Credo si sia persa una grande opportunità, un po’ per colpa del Psi di allora che mise nell’angolo De Martino, un po’ per l’attenzione quasi esclusiva del Pci di Berlinguer nei confronti della Dc.

 

   Francesco De Martino fu stretto tra due strategie politiche tra loro agli antipodi: da un lato la fase del “compromesso storico”, che vide un dialogo serrato tra Pci e Dc a scapito del Psi, dall’altro la proposta di Craxi dell’unità socialista della fine degli anni Ottanta,  che si prefigurava di fatto come resa del Pci. Si può dire che De Martino si trovò in una difficoltà estrema nella sua battaglia di unità tra socialisti e comunisti, visto che entrambe le strategie avevano in comune il venir meno del dialogo tra socialisti e comunisti?

È vero, a De Martino il “compromesso storico” non piaceva. Soprattutto per il suo carattere storico, ossia stabile, duraturo. Lui era per gli “equilibri più avanzati”, anche se questa formula disse di non averla mai pronunciata, ossia per uscire dalla staticità della formula del centro-sinistra di allora attraverso un coinvolgimento temporaneo in una qualche forma dell’allora Pci, anche se escludeva che una personalità comunista potesse guidare la coalizione di governo nell’Italia di allora.

Era entrato nel Psi nel 1947 aderendo alla corrente di Lelio Basso ed era stato eletto sempre coi voti uniti dei comunisti e dei socialisti, dal 1948 in poi. Certo non intendeva l’unità coi comunisti nel modo in cui la avrebbe intesa Craxi.

Quando a un certo punto De Martino si trovò isolato fra i socialisti, questo non gli impedì di elaborare compiutamente una teoria per il socialismo fra le più interessanti oggi.

Penso soprattutto a “Il pessimismo della storia e l’ottimismo della ragione”, il suo ultimo libro, pubblicato nel 1989 per l’editore Gaetano Macchiaroli, ora pressocché introvabile, in cui riscopre le sue radici marxiste e traccia un percorso per i socialisti di domani.

Voglio dire che nelle difficoltà oggettive in cui si trovò per il prevalere del craxismo, si ritrovò a riflettere sul presente, la sinistra e le nuove generazioni, arrivando spesso a conclusioni sorprendenti, per il lettore di oggi.

 

   Il suo libro ha un titolo suggestivo e impegnativo: “Sul socialismo e il futuro della sinistra”. Quanto sono attuali le riflessioni di De Martino per un socialismo del terzo millennio?

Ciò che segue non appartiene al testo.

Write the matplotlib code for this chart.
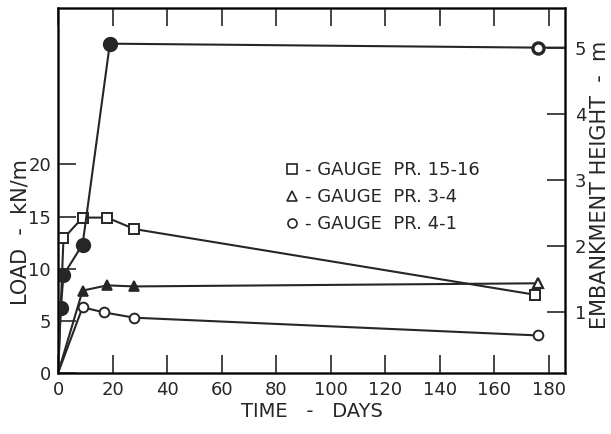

Il libro dei suoi scritti che ha pubblicato la Biblion e che io ho curato vuole illuminare, a oltre quindici anni dalla sua scomparsa, il pensiero di una grande figura del socialismo italiano e mostrare la sua competenza di storico, non solo dell’antichità, ma anche della politica socialista, che descrisse peraltro con acume e rigore in “Un epoca del socialismo”, edito da La Nuova Italia nel 1983.

Nel libro sono molte le suggestioni ancora molto attuali. Una fra tutte, nell’intervista realizzata da Sergio Zavoli nel 1998, questa frase:

«Sono certissimo che la sinistra domani esisterà in forme differenti da quelle del secolo che volge al termine. Quanto più avanzerà il progresso tecnico ed i mezzi oppressivi della libertà dell’uomo, invisibili o palesi, accresceranno il potere in tutti i campi, da quello economico a quello politico, tanto più si creeranno le condizioni più favorevoli per la sinistra. Vi è però una condizione necessaria: che essa sia in grado di affrontare i grandi problemi dell’epoca nuova, senza rincorrere la destra e magari divenire ancora più individualista e liberista di essa. Voglio dire che la risposta della sinistra deve essere originale e inconfondibile».

Se ci pensiamo, sembra parlare alla politica di oggi, presagendo il male oscuro che avrebbe afflitto la sinistra italiana.